In contrast, Porter focuses on the relative decline, war-wary and increasingly divided US and, more broadly, its web of Indo-Pacific allies including Japan, South Korea and Australia, each of whom have interests in maintaining the post-Second World War economic, political and strategic order led by what many globally and increasingly domestically consider a declining US: 

"America, the weary titan, grew scared of China’s rise and the defection of allies. It buckled under the costs of debt, guns and butter, and increased domestic strife. It tried to turn the tide," Porter articulates, setting the scene. 

"It started decoupling its economy. It progressively enlarged its naval, air and cyber forces, increasing American garrisons across Asia, launching ever-larger 'freedom of navigation' operations. It declared a 'league of democracies' against the world’s dictatorships. In the contest for opinion, Washington claimed 'moral leadership' with a 'no first use' nuclear policy."

Porter's core premise for Australia to take particular note of is the growing limitation of the US and its power to intervene on behalf of allies, despite best intentions, after all, the road to hell is paved with good intentions. 

Australia's strategic independence 

At the risk of sounding like a broken record, the growing consensus is becoming not a matter of if, but when will Australia decide to reclaim the initiative regarding it's own strategic independence – balancing the alliances and friendships that have served us well since the Second World War, while expanding our sovereign capacity.  

For the first time since the introduction of the Defence of Australia doctrine, growing consensus is developing among Australias strategic community in response to the growing power of China, that Australia needs to rethink its approach to politics, diplomacy and defence on the matter.  

This has been perfectly encapsulated by ASPI senior analyst Dr Malcolm Davis, who told Defence Connect:

"We need to burden share to a much greater degree than before, and accept that we can no longer base our defence planning on the assumption that in a major military crisis or a period leading up to a future war, the US will automatically be there for us.

"In fact, if we want to avoid that major military crisis, we have to do more than adopt a purely defensive/denial posture, and be postured well forward to counterbalance a rising China or to be able to assist the US and other key allies, notably Japan, to respond to challenges.

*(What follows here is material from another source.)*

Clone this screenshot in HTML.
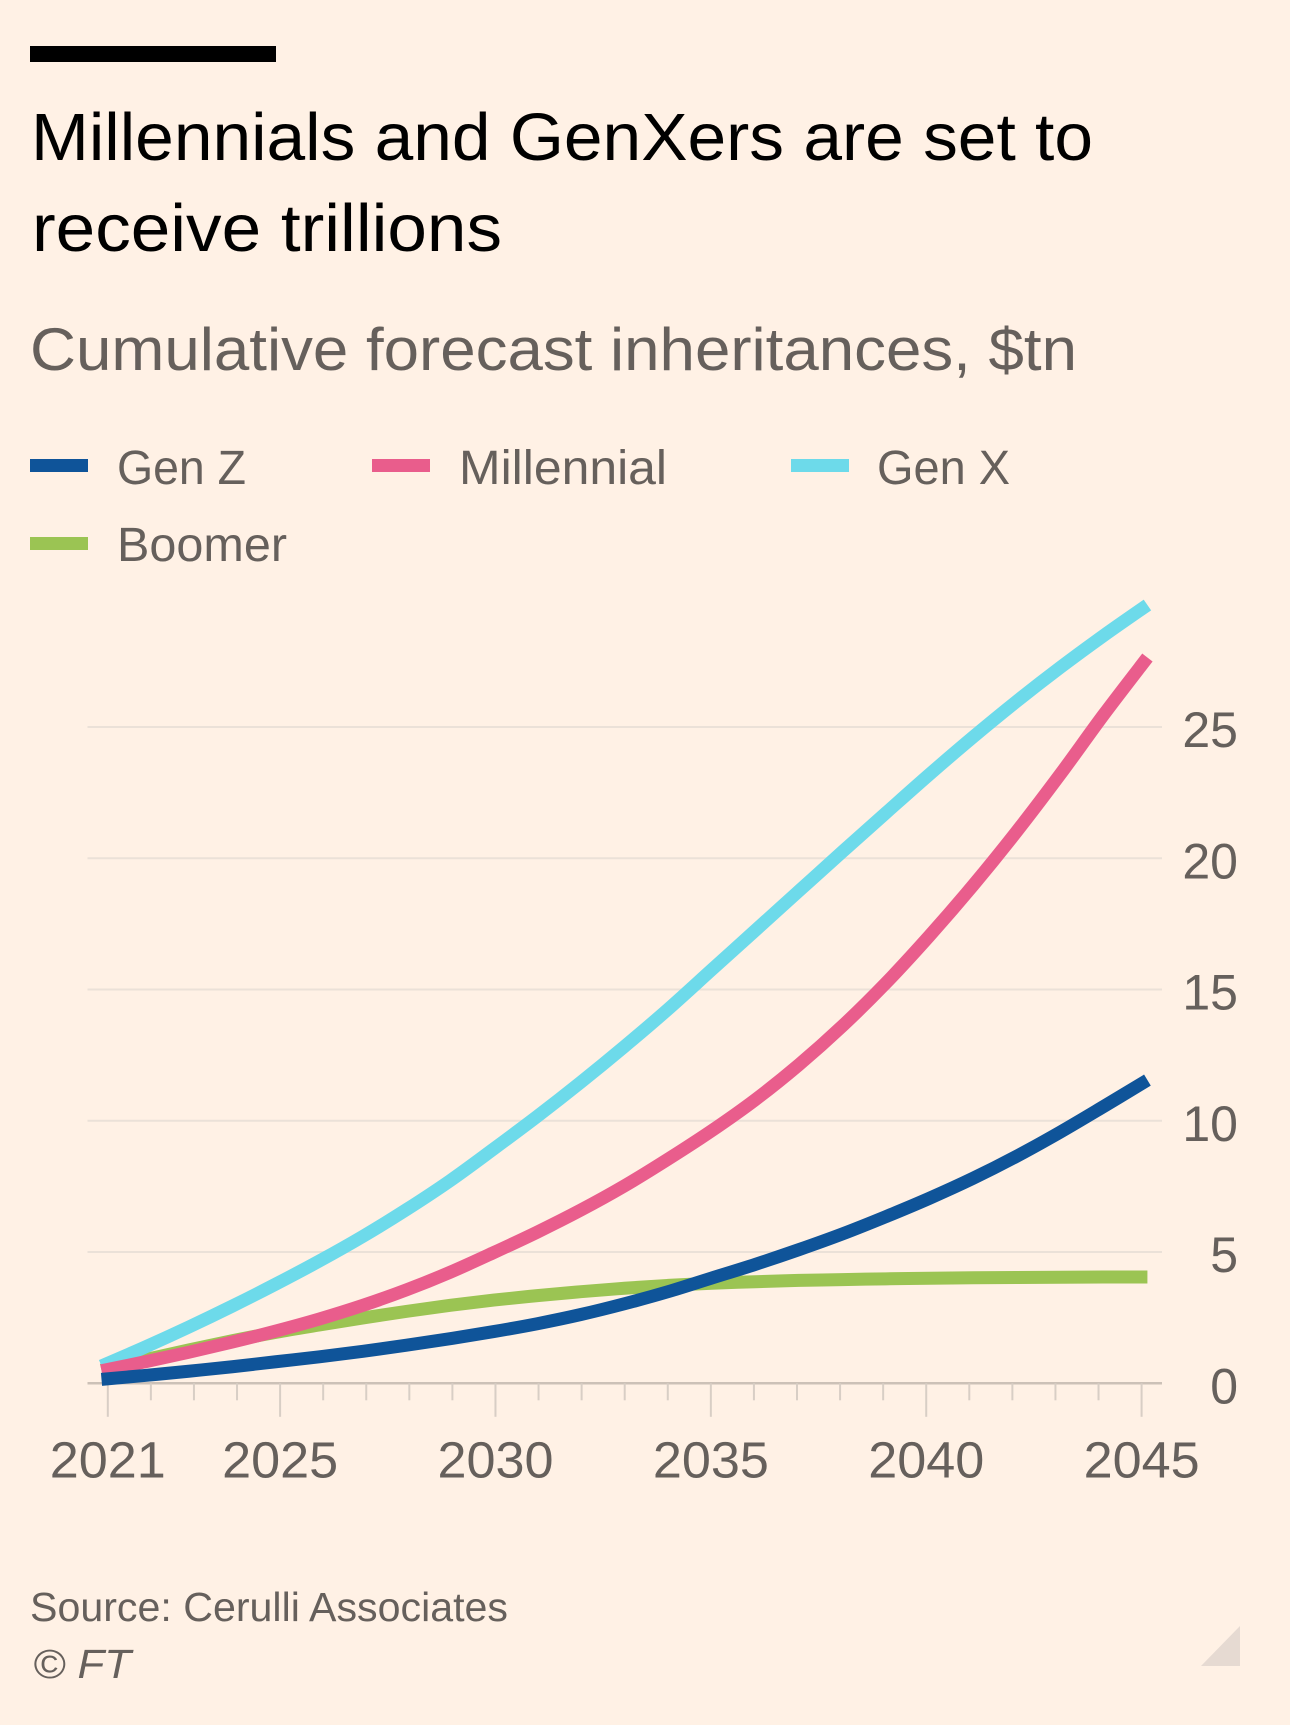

We can’t be free-riders."

Further supporting the growing need for strategic independence is Air Marshal (Ret'd) Leo Davies and Air Marshal (Ret’d) Geoff Brown both joining the public debate recently, with Davies telling journalist Catherine McGregor:

"Our existing naval and air ­assets may not be able to defend the country’s sea lines of communication — the primary maritime routes used by military and trade vessels — or fight a hostile foreign power."



Additionally, Dr Andrew Davies of the Australian Strategic Policy Institute has called for Australia's policy makers to recognise the limitations of the US in an increasingly contested, multi-polar world, echoing the sentiments of Kevin Rudd.
 

Dr Davies articulated this in a recent piece for ASPI, saying, "The assumption of continued US primacy that permeated DWP 2016 looked heroic at the time. It seems almost foolishly misplaced now."

Calls for a more 'mature approach' to the Australia-China relationship

Former prime minister Kevin Rudd has drawn both praise in condemnation in recent weeks calling for the nation to take on what he calls a "mature approach" to the China-Australia relationship with a focus on tipping the bilateral relationship and Australia's capacity to influence the direction in Australia's favour. 

"Australia needs a more mature approach to managing the complexity of the relationship than having politicians out-competing one another on who can sound the most hairy-chested on China," Rudd explained.

Rudd's focus on this 'mature conversation' includes growing Australia's population to serve as both an increase in the economic potential of the nation and as a strategic deterrent to potential future aggression by an increasingly assertive and often recalcitrant Chinese regime with its own economic, political and strategic ambitions for the Indo-Pacific. 

This is best summarised by what Rudd describes as "a big and sustainable Australia of the type I advocated while I was in office".

"Only a country with a population of 50 million later this century would begin to have the capacity to fund the military, security and intelligence assets necessary to defend our territorial integrity and political sovereignty long term. This is not politically correct. But it’s yet another uncomfortable truth," he added. 

While the population point is an important component of Rudd's thesis, his focus on a mature debate also calls for the nation to shake it's economic dependence on China, looking more broadly to other potential partners in the region, Europe and Africa as a means of limiting the potential for foreign influence.  

"We have become too China-dependent. We need to diversify further to Japan, India, Indonesia, Europe and Africa – the next continent with a rising middle class with more than a billion consumers. We must equally diversify our economy itself," Rudd explained. 

Rudd encapsulates and distills the premise of each of the aforementioned experts, saying, "Australia must also look to mid-century when we may increasingly have to stand to our own two feet, with or without the support of a major external ally.

Your thoughts

Australia's position and responsibilities in the Indo-Pacific region will depend on the nation's ability to sustain itself economically, strategically and politically.

Despite the nation's virtually unrivalled wealth of natural resources, agricultural and industrial potential, there is a lack of a cohesive national security strategy integrating the development of individual, yet complementary public policy strategies to support a more robust Australian role in the region.

Enhancing Australia’s capacity to act as an independent power, incorporating great power-style strategic economic, diplomatic and military capability, serves as a powerful symbol of Australia’s sovereignty and evolving responsibilities in supporting and enhancing the security and prosperity of Indo-Pacific Asia.

Shifting the public discussion away from the default Australian position of "it is all a little too difficult, so let’s not bother" will provide unprecedented economic, diplomatic, political and strategic opportunities for the nation. 

Rear Admiral Kevin Scarce also issued a challenge for Australia's political and strategic policy leaders, saying:

"If we observe that the level of debate among our leaders is characterised by mud-slinging, obfuscation and the deliberate misrepresentation of the views of others, why would the community behave differently ... Our failure to do so will leave a very damaging legacy for future generations," he said.